Отметим, далее, что в Монгольской Народной Республике, как в Кобдинском аймаке, так и на юге, в Гоби, записано немало сообщений о различных повадках и свойствах “алмасов”, причем в распоряжении исследователей пока нет средства точно выделить наиболее достоверные в числе народных рассказов, окружающих это животное легендами и вымыслами, как впрочем, и всякое другое животное. Например, с одной стороны, перед нами целая серия утверждений о нападениях “алмасов” и “алмасок” на спутников, даже уволакивающих их в свои логова, если тем не удавалось отбиться. Любопытно, что в нескольких случаях столкновения происходили при перегонке табунов лошадей (ИМ, III, №73, с. 14-15). Имеется записанный весьма подробный рассказ старого монгола Цедена о том, как его товарищ по каравану, шедшему в направлении Внутренней Монголии, у южных границ Убурхангайского аймака, отойдя от места привала в поисках пасущихся верблюдов, был захвачен “саксаульными алмасами”. По совету старшего караванщика, заявившего, что “алмас” не убивает захваченных людей, но что несколько суток он будет настороже, участники путешествия лишь на обратном пути устроили засаду у пещеры в песчаном яру и подстрелили вышедшее на закате двуногое существо, все тело которого было покрыто волосами, а товарища нашли в глубине пещеры. Однако он, по рассказам, стал безучастен и молчалив, по возвращении домой не смотрел людям в глаза, отворачивался, а месяца через два умер, словно снедаемый какой-то тоской (ИМ, IV, №123, с. 92 – 94). Но, с другой стороны, имеется и не мало утверждений о полной безобидности “алмаса”. Обычно описывается его бегство от человека. Один из монгольских рассказов характеризует “алмаса” или “хун-хара-гурэсу” (“темнокожего человека-зверя”) как добродушного зверя, который может при встрече даже дружественно облапить человека, и столь “рассеянного”, что, если ему при этом сунуть что-нибудь в лапы, он и не заметит вашего бегства. Однако горе тому, кто встретит его в момент бешенства, когда он вырывает из земли с корнем деревья и колотит ими по чему попало (ИМ, III, №74).

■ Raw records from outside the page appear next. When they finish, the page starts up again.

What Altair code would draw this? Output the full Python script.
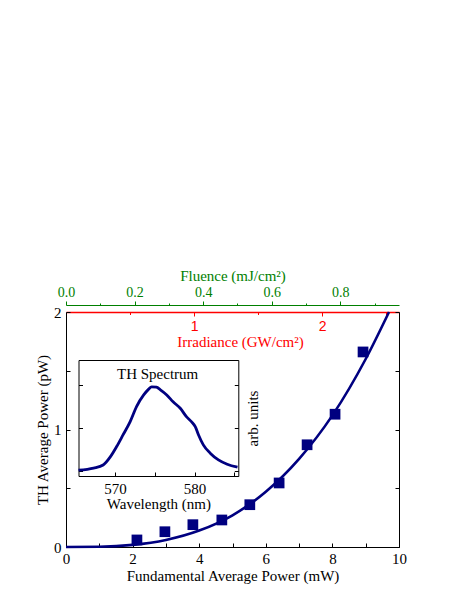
import altair as alt
import pandas as pd

# ---------------- data ----------------
power_mw = [2.13, 2.97, 3.81, 4.68, 5.52, 6.40, 7.24, 8.08, 8.92]
th_pw = [0.06, 0.13, 0.19, 0.23, 0.36, 0.545, 0.87, 1.13, 1.66]

fit_mw = [0, 1, 2, 3, 4, 5, 6, 7, 8, 9, 9.7]
fit_pw = [0, 0.002, 0.018, 0.06, 0.14, 0.27, 0.47, 0.75, 1.12, 1.60, 2.0]

wl_nm = [565.4, 567.3, 568.5, 569.4, 570.2, 571.0, 571.9, 572.7, 573.6, 574.2,
         574.6, 575.2, 575.7, 576.5, 577.3, 578.2, 579.0, 579.6, 580.1, 580.5,
         581.1, 582.0, 583.0, 584.1, 585.4]
spec_au = [0.03, 0.08, 0.15, 0.34, 0.58, 0.85, 1.16, 1.51, 1.78, 1.91,
           1.97, 1.96, 1.90, 1.78, 1.62, 1.47, 1.27, 1.16, 1.04, 0.85,
           0.62, 0.42, 0.27, 0.17, 0.10]

inset_label = ["TH Spectrum"]
inset_label_wl = [575.35]
inset_label_au = [2.27]

power_domain = [0, 10]
th_domain = [0, 2]
fluence_domain = [0, 0.971]
irr_domain = [0, 2.60]
wl_domain = [565.4, 585.5]
au_domain = [-0.105, 2.593]

x_ticks = list(range(0, 11))
y_ticks = [0, 0.5, 1, 1.5, 2]
fluence_major = [0.0, 0.2, 0.4, 0.6, 0.8]
fluence_minor = [0.1, 0.3, 0.5, 0.7, 0.9]
irr_major = [1, 2]
irr_minor = [0.5, 1.5, 2.5]
wl_ticks = [570, 575, 580, 585]
wl_labels = [570, 580]
au_ticks = [0, 1, 2]

# ---------------- layout / style ----------------
W, H = 333, 235
NAVY = "#000080"
GREEN = "#008000"
RED = "#ff0000"
SERIF = "Liberation Serif"
# inset placement inside the plot (pixels)
IN_X = [12.5, 172.3]
IN_Y = [164, 48]

main_df = pd.DataFrame({"x": power_mw, "y": th_pw})
fit_df = pd.DataFrame({"x": fit_mw, "y": fit_pw})
spec_df = pd.DataFrame({"x": wl_nm, "y": spec_au})
lab_df = pd.DataFrame({"x": inset_label_wl, "y": inset_label_au, "t": inset_label})
frame_df = pd.DataFrame({"x": power_domain, "y": th_domain})
flu_df = pd.DataFrame({"x": fluence_domain})
irr_df = pd.DataFrame({"x": irr_domain})
inset_df = pd.DataFrame({"x": wl_domain, "y": au_domain})


def sx():
    return alt.Scale(domain=power_domain, nice=False, zero=False)


def sy():
    return alt.Scale(domain=th_domain, nice=False, zero=False)


def iscx():
    return alt.Scale(domain=wl_domain, range=IN_X, nice=False, zero=False)


def iscy():
    return alt.Scale(domain=au_domain, range=IN_Y, nice=False, zero=False)


def bare(**kw):
    base = dict(ticks=False, tickSize=0, labels=False, title=None, domain=False, grid=False)
    base.update(kw)
    return alt.Axis(**base)


# main points: bottom & left inward ticks + labels + titles
pts = alt.Chart(main_df).mark_square(size=115, color=NAVY, opacity=1).encode(
    x=alt.X("x:Q", scale=sx(), axis=alt.Axis(
        orient="bottom", offset=-4, tickSize=4, domain=False, values=x_ticks,
        labelExpr="datum.value % 2 == 0 ? format(datum.value, 'd') : ''",
        labelFlush=False, labelOverlap=False, labelPadding=4,
        title="Fundamental Average Power (mW)", titlePadding=2)),
    y=alt.Y("y:Q", scale=sy(), axis=alt.Axis(
        orient="left", offset=-4, tickSize=4, domain=False, values=y_ticks,
        labelExpr="datum.value % 1 == 0 ? format(datum.value, 'd') : ''",
        labelFlush=False, labelOverlap=False, labelPadding=5,
        title="TH Average Power (pW)", titlePadding=3)),
)

# fit line: right inward ticks
fit = alt.Chart(fit_df).mark_line(color=NAVY, strokeWidth=2.6, interpolate="monotone").encode(
    x=alt.X("x:Q", scale=sx(), axis=None),
    y=alt.Y("y:Q", scale=sy(), axis=alt.Axis(
        orient="right", offset=-4, tickSize=4, domain=False, values=y_ticks,
        labels=False, title=None)),
)

# main frame: bottom + left
frame1 = alt.Chart(frame_df).mark_point(opacity=0).encode(
    x=alt.X("x:Q", scale=sx(), axis=bare(orient="bottom", domain=True, domainWidth=1)),
    y=alt.Y("y:Q", scale=sy(), axis=bare(orient="left", domain=True, domainWidth=1)),
)
# main frame: right
frame2 = alt.Chart(frame_df).mark_point(opacity=0).encode(
    x=alt.X("x:Q", scale=sx(), axis=None),
    y=alt.Y("y:Q", scale=sy(), axis=bare(orient="right", domain=True, domainWidth=1)),
)

# red irradiance axis (drawn along the top edge, labels inside)
irr_major_l = alt.Chart(irr_df).mark_point(opacity=0).encode(
    x=alt.X("x:Q", scale=alt.Scale(domain=irr_domain, nice=False, zero=False), axis=alt.Axis(
        orient="bottom", offset=-H, tickSize=4, values=irr_major, domain=True,
        domainColor=RED, domainWidth=1.5, tickColor=RED, labelColor=RED,
        labelFont="Liberation Sans", labelFontSize=14, format="d",
        labelFlush=False, labelPadding=3,
        title="Irradiance (GW/cm²)", titleColor=RED, titlePadding=1, titleX=174)),
)
irr_minor_l = alt.Chart(irr_df).mark_point(opacity=0).encode(
    x=alt.X("x:Q", scale=alt.Scale(domain=irr_domain, nice=False, zero=False), axis=alt.Axis(
        orient="bottom", offset=-H, tickSize=2.5, values=irr_minor, domain=False,
        tickColor=RED, labels=False, title=None)),
)

# green fluence axis (above the plot)
flu_major_l = alt.Chart(flu_df).mark_point(opacity=0).encode(
    x=alt.X("x:Q", scale=alt.Scale(domain=fluence_domain, nice=False, zero=False), axis=alt.Axis(
        orient="top", offset=7, tickSize=4, values=fluence_major, domain=True,
        domainColor=GREEN, tickColor=GREEN, labelColor=GREEN, format=".1f",
        labelFontSize=14, labelFlush=False, labelPadding=2,
        title="Fluence (mJ/cm²)", titleColor=GREEN, titlePadding=2)),
)
flu_minor_l = alt.Chart(flu_df).mark_point(opacity=0).encode(
    x=alt.X("x:Q", scale=alt.Scale(domain=fluence_domain, nice=False, zero=False), axis=alt.Axis(
        orient="top", offset=7, tickSize=2, values=fluence_minor, domain=False,
        tickColor=GREEN, labels=False, title=None)),
)

# inset: spectrum line with bottom/left frame, labels, title
spec = alt.Chart(spec_df).mark_line(color=NAVY, strokeWidth=2.8, interpolate="monotone").encode(
    x=alt.X("x:Q", scale=iscx(), axis=alt.Axis(
        orient="bottom", offset=IN_Y[0] - H, ticks=False, tickSize=0, domain=True,
        values=wl_labels, format="d", labelFlush=False, labelPadding=5,
        title="Wavelength (nm)", titlePadding=0)),
    y=alt.Y("y:Q", scale=iscy(), axis=bare(orient="left", offset=-IN_X[0], domain=True)),
)
# inset: top / right frame, right title
inset_frame = alt.Chart(inset_df).mark_point(opacity=0).encode(
    x=alt.X("x:Q", scale=iscx(), axis=bare(orient="top", offset=-IN_Y[1], domain=True)),
    y=alt.Y("y:Q", scale=iscy(), axis=bare(
        orient="right", offset=-(W - IN_X[1]), domain=True,
        title="arb. units", titleAngle=270, titleBaseline="top", titlePadding=7)),
)
# inset: inward ticks bottom/left
inset_ticks1 = alt.Chart(inset_df).mark_point(opacity=0).encode(
    x=alt.X("x:Q", scale=iscx(), axis=alt.Axis(
        orient="bottom", offset=IN_Y[0] - H - 4, tickSize=4, values=wl_ticks,
        domain=False, labels=False, title=None)),
    y=alt.Y("y:Q", scale=iscy(), axis=alt.Axis(
        orient="left", offset=-(IN_X[0] + 4), tickSize=4, values=au_ticks,
        domain=False, labels=False, title=None)),
)
# inset: inward ticks right
inset_ticks2 = alt.Chart(inset_df).mark_point(opacity=0).encode(
    x=alt.X("x:Q", scale=iscx(), axis=None),
    y=alt.Y("y:Q", scale=iscy(), axis=alt.Axis(
        orient="right", offset=-(W - IN_X[1] + 4), tickSize=4, values=au_ticks,
        domain=False, labels=False, title=None)),
)
# inset label
inset_text = alt.Chart(lab_df).mark_text(font=SERIF, fontSize=15, color="black").encode(
    x=alt.X("x:Q", scale=iscx(), axis=None),
    y=alt.Y("y:Q", scale=iscy(), axis=None),
    text="t:N",
)

chart = alt.layer(
    frame1, frame2, irr_minor_l, irr_major_l, flu_minor_l, flu_major_l,
    inset_frame, inset_ticks1, inset_ticks2, spec, inset_text, fit, pts,
).resolve_scale(
    x="independent", y="independent"
).resolve_axis(
    x="independent", y="independent"
).properties(
    width=W, height=H,
    autosize=alt.AutoSizeParams(type="none"),
    padding={"left": 58, "top": 304, "right": 56, "bottom": 44},
).configure_view(
    stroke=None
).configure_axis(
    labelFont=SERIF, titleFont=SERIF, labelFontSize=15, titleFontSize=15,
    titleFontWeight="normal", labelColor="black", titleColor="black",
    tickColor="black", domainColor="black", grid=False,
)

chart.save("out.html", embed_options={"renderer": "svg", "actions": False})
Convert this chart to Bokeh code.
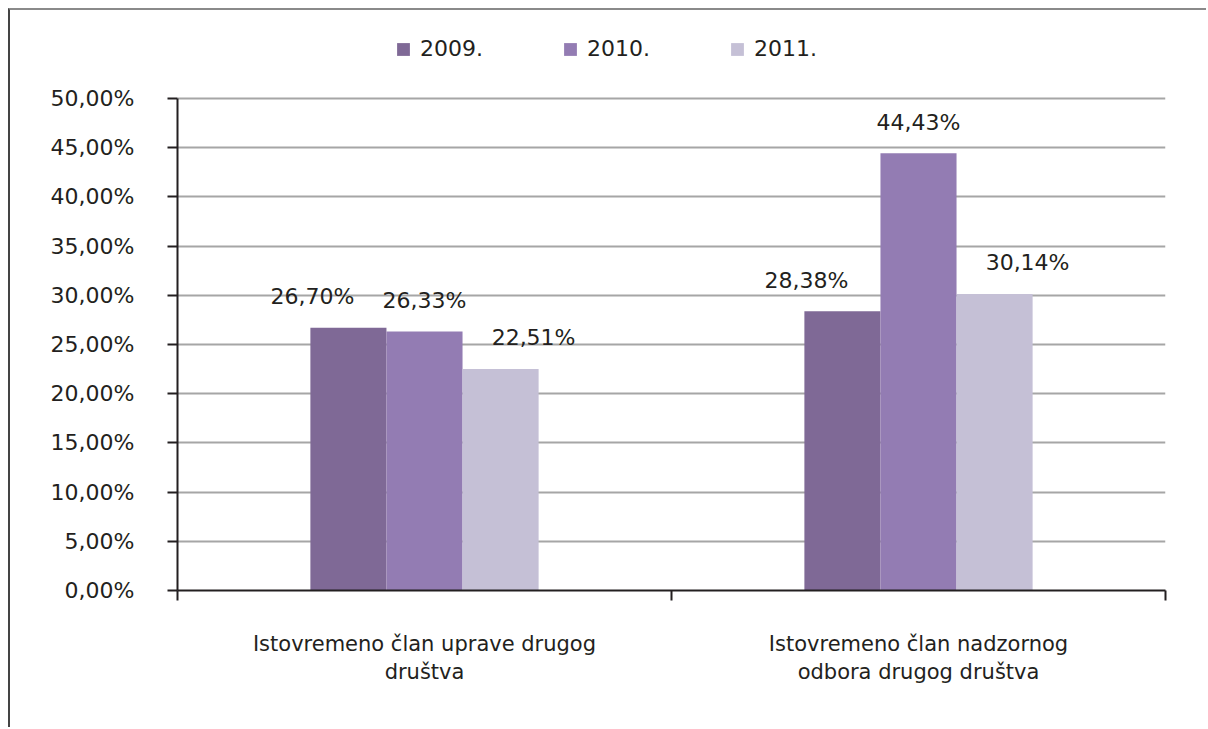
from bokeh.plotting import figure
from bokeh.models import ColumnDataSource, FixedTicker, Legend, LegendItem, Range1d
from bokeh.core.properties import value
from bokeh.embed import file_html
from bokeh.resources import INLINE

categories = ["Istovremeno član uprave drugog\ndruštva",
              "Istovremeno član nadzornog\nodbora drugog društva"]
years = ["2009.", "2010.", "2011."]
v2009 = [26.70, 28.38]
v2010 = [26.33, 44.43]
v2011 = [22.51, 30.14]
y_ticks = [0, 5, 10, 15, 20, 25, 30, 35, 40, 45, 50]
y_tick_labels = ["0,00%", "5,00%", "10,00%", "15,00%", "20,00%", "25,00%",
                 "30,00%", "35,00%", "40,00%", "45,00%", "50,00%"]
colors = ["#7f6996", "#937cb3", "#c5c0d6"]

series = [v2009, v2010, v2011]
dodges = [-0.154, 0.0, 0.154]
label_dx = [-36, 0, 33]
bar_w = 0.154
y_axis_max = 50
y_view_top = 56.91  # extra room above the axis for the legend

p = figure(width=1198, height=719, output_backend="svg", toolbar_location=None,
           x_range=Range1d(0, len(categories)), y_range=Range1d(0, y_view_top),
           min_border_left=167, min_border_right=43, min_border_top=20,
           min_border_bottom=139)
p.styles = {"border-top": "2px solid #8a8a8a", "border-left": "2px solid #444444",
            "margin-left": "8px", "margin-top": "8px"}
p.outline_line_color = None
p.background_fill_color = "white"
p.border_fill_color = "white"

items = []
for k, (vals, yr) in enumerate(zip(series, years)):
    xs = [i + 0.5 + dodges[k] for i in range(len(categories))]
    labels = [("%.2f%%" % v).replace(".", ",") for v in vals]
    src = ColumnDataSource(dict(x=xs, top=vals, lab=labels))
    r = p.vbar(x="x", top="top", width=bar_w, bottom=0, source=src,
               fill_color=colors[k], line_color=None)
    items.append(LegendItem(label=yr, renderers=[r]))
    p.text(x="x", y="top", text="lab", source=src, x_offset=label_dx[k], y_offset=-31,
           text_align="center", text_baseline="alphabetic",
           text_font=value("DejaVu Sans"), text_font_size="22px", text_color="#231f20")

# axes
p.yaxis.bounds = (0, y_axis_max)
p.yaxis.ticker = FixedTicker(ticks=y_ticks)
p.yaxis.major_label_overrides = {t: l for t, l in zip(y_ticks, y_tick_labels)}
p.yaxis.major_label_text_font = "DejaVu Sans"
p.yaxis.major_label_text_font_size = "22px"
p.yaxis.major_label_text_color = "#231f20"
p.yaxis.major_label_standoff = 33
p.yaxis.major_tick_out = 10
p.yaxis.major_tick_in = 0
p.yaxis.minor_tick_line_color = None
p.yaxis.axis_line_color = "#231f20"
p.yaxis.axis_line_width = 2
p.yaxis.major_tick_line_color = "#231f20"
p.yaxis.major_tick_line_width = 2

centers = [i + 0.5 for i in range(len(categories))]
bounds = [i for i in range(len(categories) + 1)]
p.xaxis.ticker = FixedTicker(ticks=centers, minor_ticks=bounds)
p.xaxis.major_label_overrides = {c: lab for c, lab in zip(centers, categories)}
p.xaxis.major_label_text_font = "DejaVu Sans"
p.xaxis.major_label_text_font_size = "21px"
p.xaxis.major_label_text_color = "#231f20"
p.xaxis.major_label_standoff = 31
p.xaxis.major_tick_line_color = None
p.xaxis.minor_tick_out = 10
p.xaxis.minor_tick_in = 0
p.xaxis.minor_tick_line_color = "#231f20"
p.xaxis.minor_tick_line_width = 2
p.xaxis.axis_line_color = "#231f20"
p.xaxis.axis_line_width = 2

p.xgrid.grid_line_color = None
p.ygrid.grid_line_color = "#a6a6a6"
p.ygrid.grid_line_width = 2
p.ygrid.bounds = (0, y_axis_max)

legend = Legend(items=items, orientation="horizontal", location=(218, 529),
                padding=0, margin=0, spacing=79, label_standoff=9,
                glyph_width=16, glyph_height=16,
                label_text_font="DejaVu Sans", label_text_font_size="22px",
                label_text_color="#231f20", border_line_color=None,
                background_fill_alpha=0)
p.add_layout(legend, "center")

open("out.html", "w").write(file_html(p, INLINE))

Интересен рассказ одного “цагды”, т.е. стражника на границе (до 1929 г.). Он жил одиноко, в маленькой юрте на границе в Гоби. Однажды на холме позади своей юрты он обнаружил появление кучи камней. Подойдя ближе, он заметил нагое волосатое существо, с косматой головой, направлявшееся к холму. Цагда кинулся в свою юрту и продолжал наблюдать за странным существом, приподняв полу войлочной стенки. “Алмас” поднялся на холм и исчез за ним, после чего цагда пошел по его следам, напоминавшим следы босых больших человеческих ног. Оказалось, что “алмас” возвел из камней маленькое укрытие, защищавшее его от ветра. Спугнутый человеком, “алмас исчез и больше не появлялся поблизости юрты цагды (ИМ, IV, №123, с. 98).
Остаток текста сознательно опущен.